The remainder of that year he passed in travelling through Flanders, Germany, Italy, and France. In June, 1773, soon after his return, he was appointed one of the council of Bengal with a salary of £10,000. He went to India in the summer of 1774, and remained there till December, 1780, when he resigned on account of a quarrel with Warren Hastings. This quarrel led to a duel, in which Francis was shot through the body. His active and somewhat austere disposition had brought him into constant opposition to Hastings, and for a time he controlled the majority in the council. Two of the members having died, Hastings obtained the mastery; and after their duel Francis returned to England in disappointment and anger. To revenge himself upon Hastings seems to have been the ruling motive of his later life. In 1784 he became member of parliament for Yarmouth in the isle of Wight. He was a bold, severe, and frequent speaker, but he never became distinguished as an orator. His politics were always extremely liberal.

When the prosecution of Hastings began in 1786, its leaders would have committed the management to Francis. The house of commons, however, because of his personal quarrel with Hastings, refused twice, by large majorities, to permit this appointment, and Burke, Fox. and Windham labored in vain to change this determination.

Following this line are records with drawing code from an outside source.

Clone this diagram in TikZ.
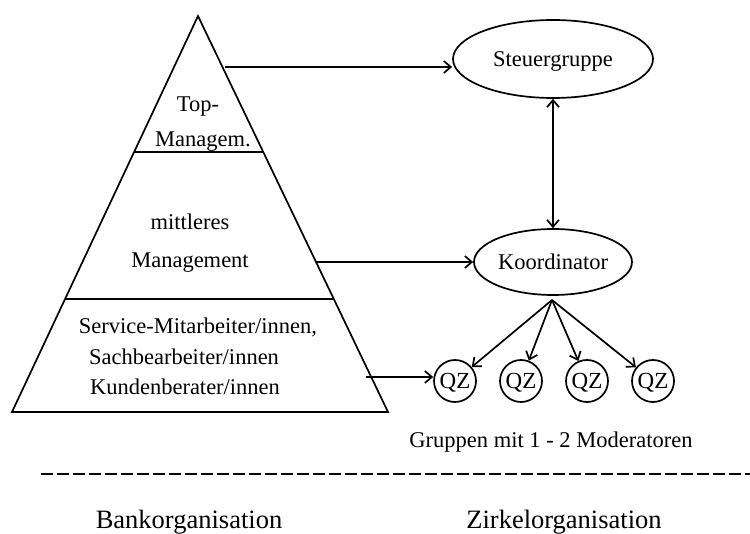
\documentclass[tikz,border=0pt]{standalone}
\usepackage{fontspec}
\setmainfont{Liberation Serif}
\usetikzlibrary{shapes.geometric,arrows.meta}
\begin{document}
\begin{tikzpicture}[x=1pt,y=-1pt,
  line width=1.7pt,
  arr/.style={-{Straight Barb[length=7pt,width=12pt]}},
  darr/.style={{Straight Barb[length=7pt,width=12pt]}-{Straight Barb[length=7pt,width=12pt]}},
  lbl/.style={font=\fontsize{22.5}{27}\selectfont, inner sep=0pt, anchor=base},
  big/.style={font=\fontsize{26.5}{32}\selectfont, inner sep=0pt, anchor=base},
  ell/.style={draw, ellipse, inner sep=0pt, text depth=0pt, font=\fontsize{22.5}{27}\selectfont},
  qz/.style={draw, circle, minimum size=42pt, inner sep=0pt, text depth=0pt, font=\fontsize{23}{27}\selectfont}]
\useasboundingbox (0,0) rectangle (750,534);
% pyramid
\coordinate (apex) at (198,16);
\coordinate (bl) at (12,412);
\coordinate (br) at (388,412);
\draw[line join=miter] (apex) -- (br) -- (bl) -- cycle;
\coordinate (l1a) at (134,152);
\coordinate (l1b) at (263,152);
\coordinate (l2a) at (65,299);
\coordinate (l2b) at (333,299);
\draw (l1a) -- (l1b);
\draw (l2a) -- (l2b);
% pyramid texts
\node[lbl] (t1) at (198,112) {Top-};
\node[lbl] (t2) at (203,147) {Managem.};
\node[lbl] (t3) at (190,230) {mittleres};
\node[lbl] (t4) at (190,268) {Management};
\node[lbl] (t5) at (198,334) {Service-Mitarbeiter/innen,};
\node[lbl] (t6) at (184,365) {Sachbearbeiter/innen};
\node[lbl] (t7) at (185,395) {Kundenberater/innen};
% right side
\node[ell, minimum width=200pt, minimum height=78pt] (steuer) at (553,59) {Steuergruppe};
\node[ell, minimum width=158pt, minimum height=66pt] (koord) at (553,262) {Koordinator};
\node[qz] (qz1) at (455,381) {QZ};
\node[qz] (qz2) at (521,381) {QZ};
\node[qz] (qz3) at (587,381) {QZ};
\node[qz] (qz4) at (653,381) {QZ};
% connectors
\coordinate (s1) at (225,67);
\coordinate (s2) at (316,262);
\coordinate (s3) at (366,377);
\draw[arr] (s1) -- (s1 -| steuer.west);
\draw[arr] (s2) -- (koord.west);
\draw[arr] (s3) -- (s3 -| qz1.west);
\draw[darr] (steuer.south) -- (koord.north);
\coordinate (fan) at (552,300);
\draw[arr] (fan) -- (qz1);
\draw[arr] (fan) -- (qz2);
\draw[arr] (fan) -- (qz3);
\draw[arr] (fan) -- (qz4);
% bottom
\node[lbl] (grp) at (551,448) {Gruppen mit 1 - 2 Moderatoren};
\coordinate (dl) at (41,474);
\coordinate (dr) at (750,474);
\draw[dash pattern=on 12pt off 4pt, line width=1.8pt] (dl) -- (dr);
\node[big] (bank) at (189,528) {Bankorganisation};
\node[big] (zirk) at (564,528) {Zirkelorganisation};
\end{tikzpicture}
\end{document}
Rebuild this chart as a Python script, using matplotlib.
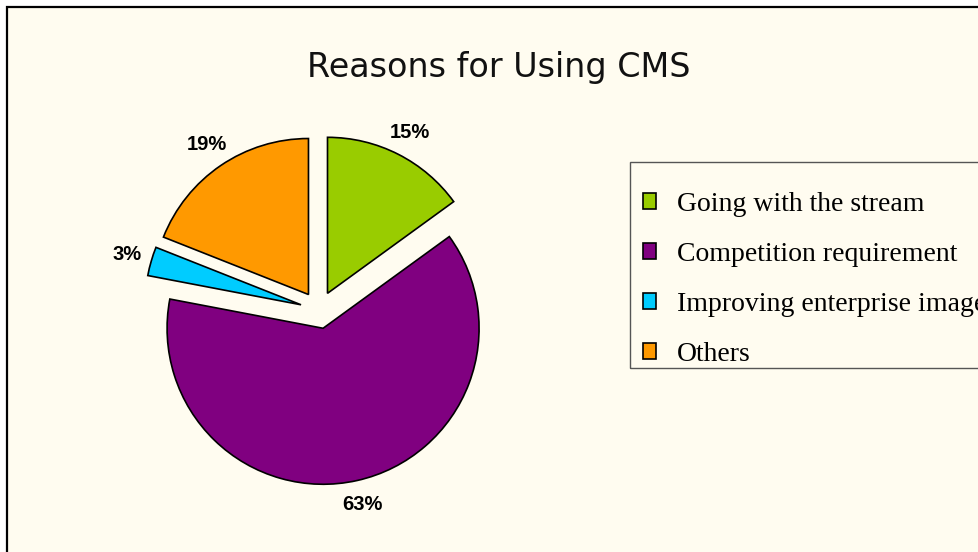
import matplotlib
matplotlib.use("Agg")
import matplotlib.pyplot as plt
from matplotlib.patches import Rectangle, Patch

# data
labels = ["Going with the stream", "Competition requirement",
          "Improving enterprise image", "Others"]
shares = [15, 63, 3, 19]
colors = ["#99CC00", "#800080", "#00CCFF", "#FF9900"]
explode = [0.12, 0.12, 0.12, 0.12]

W, H = 979, 552
fig = plt.figure(figsize=(W / 100, H / 100), dpi=100, facecolor="white")

# chart area background with border (clipped on right/bottom like the source)
fig.patches.append(Rectangle((7.5 / W, -0.05), 1.1, 1 - 6.5 / H + 0.05,
                             transform=fig.transFigure, facecolor="#FFFCF0",
                             edgecolor="black", linewidth=1.6, zorder=-10))
# legend box
fig.patches.append(Rectangle((630 / W, 1 - 368 / H), 0.5, 206 / H,
                             transform=fig.transFigure, facecolor="none",
                             edgecolor="#555555", linewidth=1.0, zorder=-5))

fig.text(499 / W, 1 - 68 / H, "Reasons for Using CMS", ha="center", va="center",
         fontsize=24, family="DejaVu Sans", color="#111111")

# pie axes: centre at (319, 310) px, radius 156 px
cx, cy, r_px, half = 319, 310, 156, 220
ax = fig.add_axes([(cx - half) / W, (H - cy - half) / H, 2 * half / W, 2 * half / H])
ax.set_facecolor("none")
wedges, texts, autotexts = ax.pie(
    shares, colors=colors, explode=explode, startangle=90, counterclock=False,
    autopct="%d%%", pctdistance=1.16,
    wedgeprops=dict(edgecolor="black", linewidth=1.2),
    textprops=dict(fontsize=14.5, fontweight="bold", family="Liberation Sans"))
lim = half / r_px
ax.set_xlim(-lim, lim)
ax.set_ylim(-lim, lim)
ax.set_aspect("equal")
ax.axis("off")

handles = [Patch(facecolor=c, edgecolor="black", linewidth=1.2) for c in colors]
leg = fig.legend(handles, labels, loc="upper left",
                 bbox_to_anchor=(643 / W, 1 - 192 / H),
                 prop=dict(family="Liberation Serif", size=20),
                 handlelength=0.47, handleheight=0.47, handletextpad=0.75,
                 labelspacing=0.9, borderpad=0, borderaxespad=0,
                 frameon=False)

fig.savefig("out.png", dpi=100, facecolor="white")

Francis, however, consented to a written request of the committee of managers inviting him to aid them in their labors, and passed many years in this occupation. When others tired, he never flagged. He embittered the existence of his enemy, and no doubt destroyed his own peace in the effort. Hastings, however, finally triumphed and was acquitted. When the French revolution broke out, Francis was its firm friend, and became an active member of the revolutionary association of "Friends of the People." He was defeated at the election of 1796, when he stood for Tewkesbury, but in 1802 was returned by Lord Thanet for the borough of Appleby, and continued to sit for that borough while he remained in parliament. He sustained Fox and Grey in their plans of reform, and advocated the abolition of the slave trade with unfailing ardor. In October, 1806, on the formation of the Grenville ministry, Francis was made a knight of the bath.

It is believed that it was also designed to send him to India as governor general, but this appointment never took place. He retired from parliament in 1807, and afterward wrote pamphlets and political articles in the newspapers. From the obscurity of old age he was suddenly recalled to the attention of the public. In 1816 John Taylor published his Junius identified with a Distinguished Living Character," viz., Sir Philip Francis. The argument is ingenious, the coincidences are remarkable, and his authorship has since been maintained by several other writers; but none of Francis's acknowledged writings equal the fierce eloquence of Junius. The representations of what Francis himself said on the subject are contradictory. (See Junius.) He was the author of about 26 political pamphlets.